Des espaces de développement économique et touristique. Mais à l’heure où la finance publique n’est pas au mieux de sa forme, les cités devront aussi trouver leur modèle économique. A Lyon, si le projet est financé par la ville, la métropole et la région, on est aussi en recherche de mécénat. « La cité sera gérée par une structure juridique qui mélangera fonds publics et fonds privés », explique Sophie Louet, chargée de mission auprès du Grand Lyon. A Dijon, sitôt nommée, la ville a elle-même lancé son propre appel à manifestation d’intérêt. « Ca permettait de faire évoluer le projet en cours de route alors qu’un appel d’offres aurait figé les offres depuis le début avec un cahier des charges strict », explique François Deseille, adjoint au maire délégué à la cité de la gastronomie. C’est le groupe Eiffage qui a été sélectionné pour aménager la cité et trouver les opérateurs qui gèreront les différents espaces. La partie culturelle, par exemple, sera confiée au groupe Vega qui gère une trentaine d’équipements culturels en France.

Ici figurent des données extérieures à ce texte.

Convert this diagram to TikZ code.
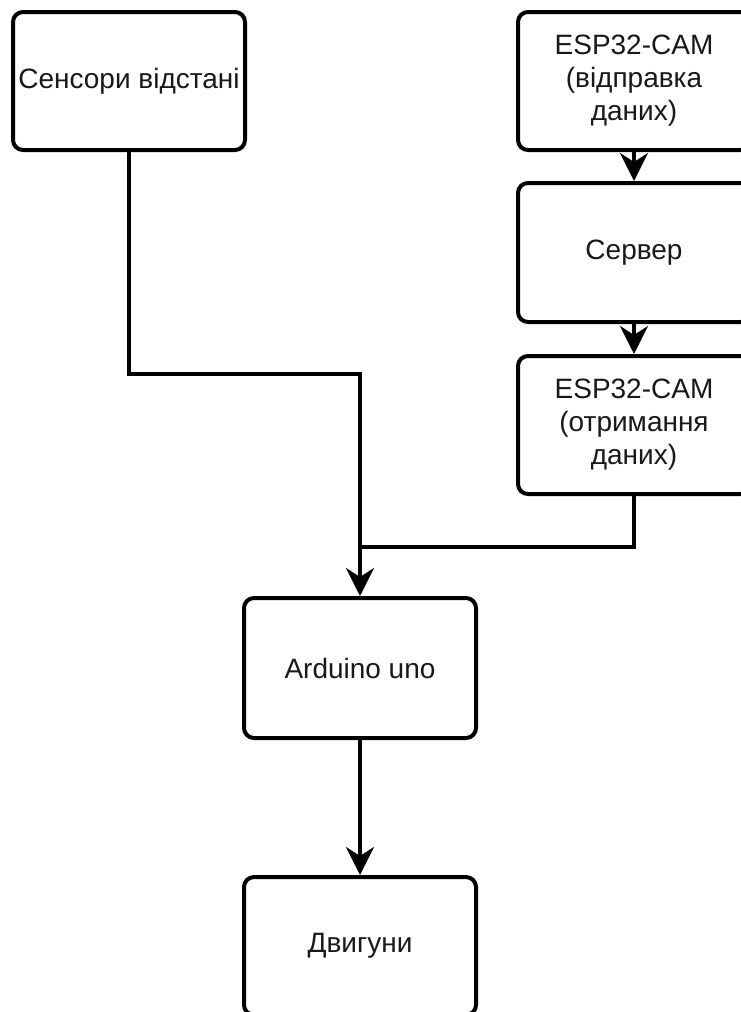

Les cités seront aussi dotées d’hôtels de standing, Intercontinental à Lyon, Les sources de Caudalie à Dijon, de commerces, d’espaces de restauration. Mais prévient Pierre Sanner, « ces restaurants peuvent être des restaurants d’application ou en tout cas être en cohérence avec l’inscription du repas gastronomique au patrimoine par l’Unesco ».

« Si une sandwicherie s’installait on leur demanderait de faire le pain, des sandwiches avec des produits de qualité, qu’il y ait une certaine interactivité avec les clients ; il n’est nullement question de voir des sandwiches sous cellophane ! » précise Régis Marcon. Tout en respectant une certaine éthique, les cités de la gastronomie constitueront aussi des espaces de développement économique et touristique.